• _Your task_:
Find every line in the records below that contains the word "this", and copy each such line.

• _Task inputs_:

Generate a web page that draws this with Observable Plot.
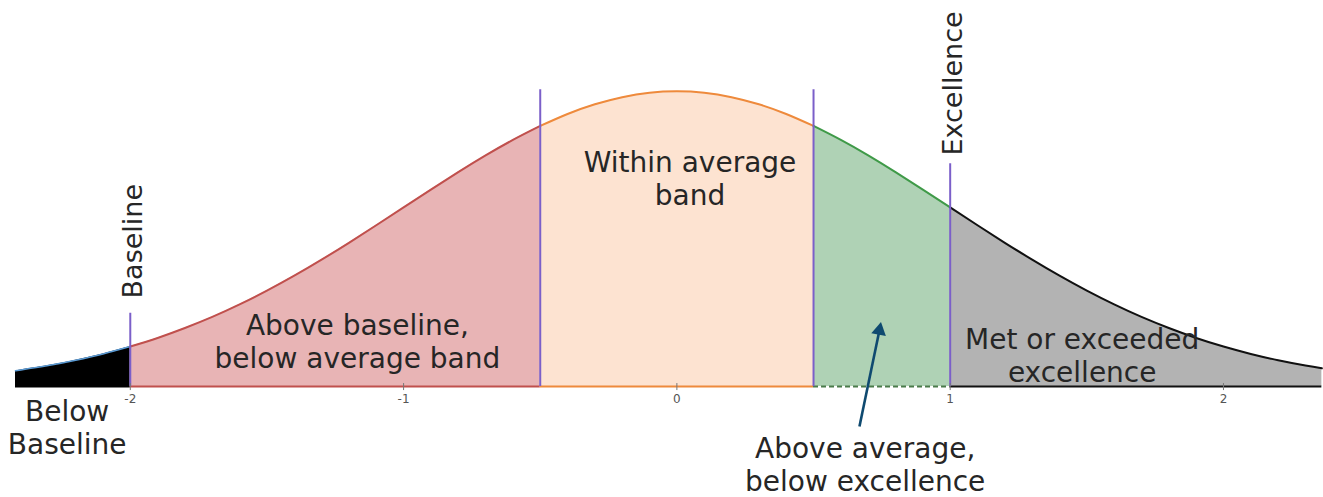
<!DOCTYPE html>
<html>
<head>
<meta charset="utf-8">
<script src="https://cdn.jsdelivr.net/npm/d3@7"></script>
<script src="https://cdn.jsdelivr.net/npm/@observablehq/plot@0.6"></script>
<style>
  html, body { margin: 0; padding: 0; background: #fff; }
  #chart svg { display: block; }
</style>
</head>
<body>
<div id="chart"></div>
<script>
// Curve (height of the bell at each x)
const xs = [-2.42,-2.4,-2.3,-2.2,-2.1,-2.0,-1.9,-1.8,-1.7,-1.6,-1.5,-1.4,-1.3,-1.2,-1.1,-1.0,-0.9,-0.8,-0.7,-0.6,-0.5,-0.4,-0.3,-0.2,-0.1,0,0.1,0.2,0.3,0.4,0.5,0.6,0.7,0.8,0.9,1.0,1.1,1.2,1.3,1.4,1.5,1.6,1.7,1.8,1.9,2.0,2.1,2.2,2.3,2.36];
const density = [0.0213,0.0224,0.0283,0.0355,0.0440,0.0540,0.0656,0.0790,0.0940,0.1109,0.1295,0.1497,0.1714,0.1942,0.2179,0.2420,0.2661,0.2897,0.3123,0.3332,0.3521,0.3683,0.3814,0.3910,0.3970,0.3989,0.3970,0.3910,0.3814,0.3683,0.3521,0.3332,0.3123,0.2897,0.2661,0.2420,0.2179,0.1942,0.1714,0.1497,0.1295,0.1109,0.0940,0.0790,0.0656,0.0540,0.0440,0.0355,0.0283,0.0246];

// Bands under the curve
const regionNames = ["below", "aboveBaseline", "withinAverage", "aboveAverage", "excellence"];
const regionStart = [-2.42, -2.0, -0.5, 0.5, 1.0];
const regionEnd   = [-2.0, -0.5, 0.5, 1.0, 2.36];

// Vertical markers
const markerX   = [-2.0, -0.5, 0.5, 1.0];
const markerTop = [0.099, 0.401, 0.401, 0.301];

// Axis ticks
const tickValues = [-2, -1, 0, 1, 2];

// Annotations (data coordinates)
const labelText = ["Above baseline,\nbelow average band", "Within average\nband", "Met or exceeded\nexcellence", "Below\nBaseline", "Above average,\nbelow excellence"];
const labelX = [-1.169, 0.048, 1.483, -2.231, 0.689];
const labelY = [0.0622, 0.282, 0.0420, -0.054, -0.104];

const rotText = ["Baseline", "Excellence"];
const rotX = [-1.988, 1.011];
const rotY = [0.119, 0.312];

const arrowFrom = [0.668, -0.054];
const arrowTo = [0.741, 0.0757];

// Styles
const fills   = {below: "#000000", aboveBaseline: "#e8b4b5", withinAverage: "#fde3d1", aboveAverage: "#afd2b5", excellence: "#b3b3b3"};
const strokes = {below: "#5b9bd5", aboveBaseline: "#c0504d", withinAverage: "#ee8a3c", aboveAverage: "#3f9a48", excellence: "#111111"};
const bottoms = {below: "#000000", aboveBaseline: "#c0504d", withinAverage: "#ee8a3c", aboveAverage: "#4a7a4a", excellence: "#111111"};

const points = xs.map((x, i) => ({x, y: density[i]}));

const marks = [];
regionNames.forEach((name, i) => {
  const pts = points.filter(p => p.x >= regionStart[i] - 1e-9 && p.x <= regionEnd[i] + 1e-9);
  marks.push(Plot.areaY(pts, {x: "x", y: "y", fill: fills[name], curve: "natural"}));
});
regionNames.forEach((name, i) => {
  const pts = points.filter(p => p.x >= regionStart[i] - 1e-9 && p.x <= regionEnd[i] + 1e-9);
  marks.push(Plot.line(pts, {x: "x", y: "y", stroke: strokes[name], strokeWidth: name === "below" ? 1.5 : 2, curve: "natural"}));
  marks.push(Plot.ruleY([0], {x1: regionStart[i], x2: regionEnd[i], stroke: bottoms[name], strokeWidth: 2, strokeDasharray: name === "aboveAverage" ? "5,3" : null}));
});

marks.push(Plot.ruleX(markerX.map((x, i) => ({x, top: markerTop[i]})), {x: "x", y1: 0, y2: "top", stroke: "#7b5fc9", strokeWidth: 2}));

marks.push(Plot.ruleX(tickValues, {x: d => d, y1: -0.0055, y2: 0.004, stroke: "#777", strokeWidth: 1}));
marks.push(Plot.axisX({ticks: tickValues, tickSize: 0, tickPadding: 8, fontSize: 12, color: "#555", tickFormat: d => String(d)}));

marks.push(Plot.text(labelText.map((t, i) => ({t, x: labelX[i], y: labelY[i]})), {
  x: "x", y: "y", text: "t", fontSize: 28, fill: "#262626", lineHeight: 1.18, textAnchor: "middle"
}));
marks.push(Plot.text(rotText.map((t, i) => ({t, x: rotX[i], y: rotY[i]})), {
  x: "x", y: "y", text: "t", fontSize: 27, fill: "#262626", rotate: -90, textAnchor: "start"
}));
marks.push(Plot.link([{x1: arrowFrom[0], y1: arrowFrom[1], x2: arrowTo[0], y2: arrowTo[1]}], {
  x1: "x1", y1: "y1", x2: "x2", y2: "y2", stroke: "#0f4a70", strokeWidth: 2.6
}));
marks.push(Plot.dot([{x: arrowTo[0], y: arrowTo[1]}], {
  x: "x", y: "y", symbol: "triangle", r: 5.5, fill: "#0f4a70", stroke: "none", rotate: 10.8
}));

const chart = Plot.plot({
  width: 1323,
  height: 497,
  marginLeft: 15,
  marginRight: 3,
  marginTop: 90,
  marginBottom: 111,
  x: {domain: [-2.42, 2.355], axis: null},
  y: {domain: [0, 0.4], axis: null},
  style: {fontFamily: "'DejaVu Sans', sans-serif", background: "#fff", overflow: "visible"},
  marks
});
document.getElementById("chart").appendChild(chart);
</script>
</body>
</html>
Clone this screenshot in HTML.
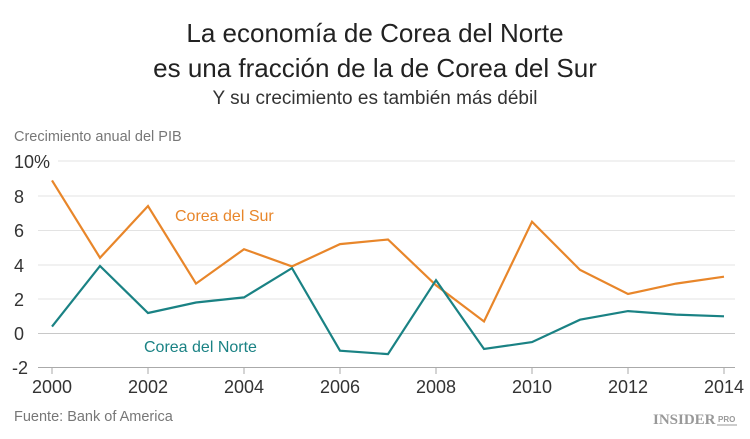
<!DOCTYPE html>
<html><head><meta charset="utf-8"><style>
body{margin:0;background:#fff;}
svg{display:block;font-family:"Liberation Sans",sans-serif;}
</style></head><body>
<svg width="750" height="439" viewBox="0 0 750 439">
<text x="375" y="42" font-size="26" fill="#222" text-anchor="middle">La economía de Corea del Norte</text>
<text x="375" y="77" font-size="26" fill="#222" text-anchor="middle">es una fracción de la de Corea del Sur</text>
<text x="375" y="104" font-size="19" fill="#333" text-anchor="middle">Y su crecimiento es también más débil</text>
<text x="14" y="141" font-size="14.5" fill="#777">Crecimiento anual del PIB</text>
<g stroke="#e3e3e3" stroke-width="1">
<line x1="58" x2="735" y1="161" y2="161"/>
<line x1="38" x2="735" y1="196" y2="196"/>
<line x1="38" x2="735" y1="230.5" y2="230.5"/>
<line x1="38" x2="735" y1="265" y2="265"/>
<line x1="38" x2="735" y1="299" y2="299"/>
</g>
<line x1="38" x2="735" y1="333.5" y2="333.5" stroke="#c8c8c8"/>
<line x1="38" x2="735" y1="367.5" y2="367.5" stroke="#aaa"/>
<g stroke="#aaa"><line x1="52" x2="52" y1="368" y2="374"/><line x1="148" x2="148" y1="368" y2="374"/><line x1="244" x2="244" y1="368" y2="374"/><line x1="340" x2="340" y1="368" y2="374"/><line x1="436" x2="436" y1="368" y2="374"/><line x1="532" x2="532" y1="368" y2="374"/><line x1="628" x2="628" y1="368" y2="374"/><line x1="724" x2="724" y1="368" y2="374"/></g>
<g font-size="18" fill="#333">
<text x="14" y="168">10%</text>
<text x="14" y="203">8</text>
<text x="14" y="237">6</text>
<text x="14" y="272">4</text>
<text x="14" y="306">2</text>
<text x="14" y="340">0</text>
<text x="12" y="374">-2</text>
</g>
<g font-size="18" fill="#333" text-anchor="middle">
<text x="52" y="393">2000</text><text x="148" y="393">2002</text><text x="244" y="393">2004</text><text x="340" y="393">2006</text><text x="436" y="393">2008</text><text x="532" y="393">2010</text><text x="628" y="393">2012</text><text x="724" y="393">2014</text>
</g>
<polyline fill="none" stroke="#e8862a" stroke-width="2.2" points="52,180.4 100,257.8 148,206 196,283.6 244,249.2 292,266.4 340,244.1 388,239.5 436,285.3 484,321.5 532,221.7 580,269.9 628,294 676,283.6 724,276.7"/>
<polyline fill="none" stroke="#1a8284" stroke-width="2.2" points="52,326.6 100,266 148,313 196,302.5 244,297.4 292,268.1 340,350.7 388,354.1 436,280.2 484,349 532,342.1 580,319.7 628,311.1 676,314.6 724,316.3"/>
<text x="175" y="221" font-size="16" fill="#e8862a">Corea del Sur</text>
<text x="144" y="352" font-size="16" fill="#1a8284">Corea del Norte</text>
<text x="14" y="421" font-size="14.5" fill="#777">Fuente: Bank of America</text>
<text x="653" y="424" font-size="15" font-weight="bold" fill="#999" font-family="Liberation Serif,serif">INSIDER</text>
<text x="718" y="422" font-size="8" font-weight="bold" fill="#999">PRO</text>
<line x1="717" x2="737" y1="425" y2="425" stroke="#999"/>
</svg>
</body></html>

• _Task output_:
Generate a web page that draws this with Observable Plot.
Clone this screenshot in HTML.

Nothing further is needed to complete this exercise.